Can Health Investments Benefit Conservation and Sustainable Development?
Period: May 2016 to May 2019
Funder: Darwin Initiative
Much of the world's terrestrial biodiversity is situated in protected areas. These areas, however, are often under increasing pressure, driven by high population densities, poverty and often considerable conflict and resentment around the use of resources they seek to protect. In Uganda, local peoples’ perceived injustices, frustrations over intangible benefits from tourism and continued human-wildlife conflict have driven illegal hunting, for example. Building support for conservation, whilst aiming to compensate for the costs it brings, is one of the major challenges protected areas currently face.
Human wildlife-conflict and high population densities also bring another risk – zoonotic disease. One of the largest populations of the endangered mountain gorilla is located in Bwindi Impenetrable National Park (BINP), Uganda, in one of the poorest and most densely populated regions of Africa.
Local people have severe unmet health needs, which impact on conservation outcomes both directly and indirectly. Directly, frequent interactions between gorillas and local people lead to potentially fatal disease transmission to gorillas, including scabies, viruses, bacteria and intestinal parasites. Indirectly, poor health can lead to an inability to work effectively, poor school attendance and mortality, causing greater dependence on illegal harvesting of park resources, such as, medicinal plants and inability to take up new livelihoods. Improving human health in communities adjacent to protected areas could, therefore, be critical to achieving both conservation and poverty alleviation outcomes.
Conservation Through Public Health (CTPH) has undertaken a programme of primary health care and conservation education around Bwindi Impenetrable National Park for the last eight years. The approach has seen some benefits as numbers of family planning users increase, for example. Whilst the CTPH team has also seen more support for conservation as a result of their work, the evidence for these results is largely anecdotal and the link between the two has not been proven. Neither has the potential general applicability of this approach been evaluated.
Building from the Medical Research Council guidelines for evaluation, we seek to assess this integrated approach to conservation as a replicable model for sustainable development. Using novel techniques, we will examine how the prevalence of illegal behaviours, perceptions of programme participants and health outcomes have been affected by the programme. We will also seek to test the programme’s potential for scalability around two more protected areas in Uganda, where disease is threatening endangered species and resentment resulting from human-wildlife conflict is driving illegal activities.
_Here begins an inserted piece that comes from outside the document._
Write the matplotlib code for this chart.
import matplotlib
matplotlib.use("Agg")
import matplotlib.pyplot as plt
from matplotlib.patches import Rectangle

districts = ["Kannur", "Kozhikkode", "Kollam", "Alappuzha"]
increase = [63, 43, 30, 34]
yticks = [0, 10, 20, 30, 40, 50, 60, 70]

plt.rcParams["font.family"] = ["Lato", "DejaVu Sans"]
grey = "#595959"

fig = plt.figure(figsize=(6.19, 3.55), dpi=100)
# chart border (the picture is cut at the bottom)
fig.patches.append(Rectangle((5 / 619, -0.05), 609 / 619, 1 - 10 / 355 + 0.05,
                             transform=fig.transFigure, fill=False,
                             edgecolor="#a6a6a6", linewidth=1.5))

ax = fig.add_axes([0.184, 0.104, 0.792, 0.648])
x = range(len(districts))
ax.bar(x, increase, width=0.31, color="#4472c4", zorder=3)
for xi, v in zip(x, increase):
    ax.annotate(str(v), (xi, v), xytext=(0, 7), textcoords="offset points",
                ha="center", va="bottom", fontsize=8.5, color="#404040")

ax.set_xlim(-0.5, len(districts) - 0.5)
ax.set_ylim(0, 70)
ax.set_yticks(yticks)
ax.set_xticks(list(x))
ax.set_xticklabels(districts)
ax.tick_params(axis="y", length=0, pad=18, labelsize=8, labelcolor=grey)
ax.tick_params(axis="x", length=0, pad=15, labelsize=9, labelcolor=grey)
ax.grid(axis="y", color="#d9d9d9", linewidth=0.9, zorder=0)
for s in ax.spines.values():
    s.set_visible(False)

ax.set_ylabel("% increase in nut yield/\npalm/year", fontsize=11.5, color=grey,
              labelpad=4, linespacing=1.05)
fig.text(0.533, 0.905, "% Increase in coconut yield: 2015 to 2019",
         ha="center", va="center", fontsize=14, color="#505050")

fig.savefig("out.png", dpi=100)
Summary of planned activities
- Carry out an evaluation of the ongoing intervention at Bwindi Impenetrable National Park, with a focus on using novel techniques to try and examine the impact of the programme on sensitive or illegal behaviours;
- Provide technical support in the establishment of monitoring and evaluation programmes for the roll-out sites, to try and improve the quality of future evaluations;
- Engage and communicate our ideas broadly across different media and audiences to ensure maximum impact and learning, both around the use of health investments for conservation, but also around conducting impact evaluations in real world situations.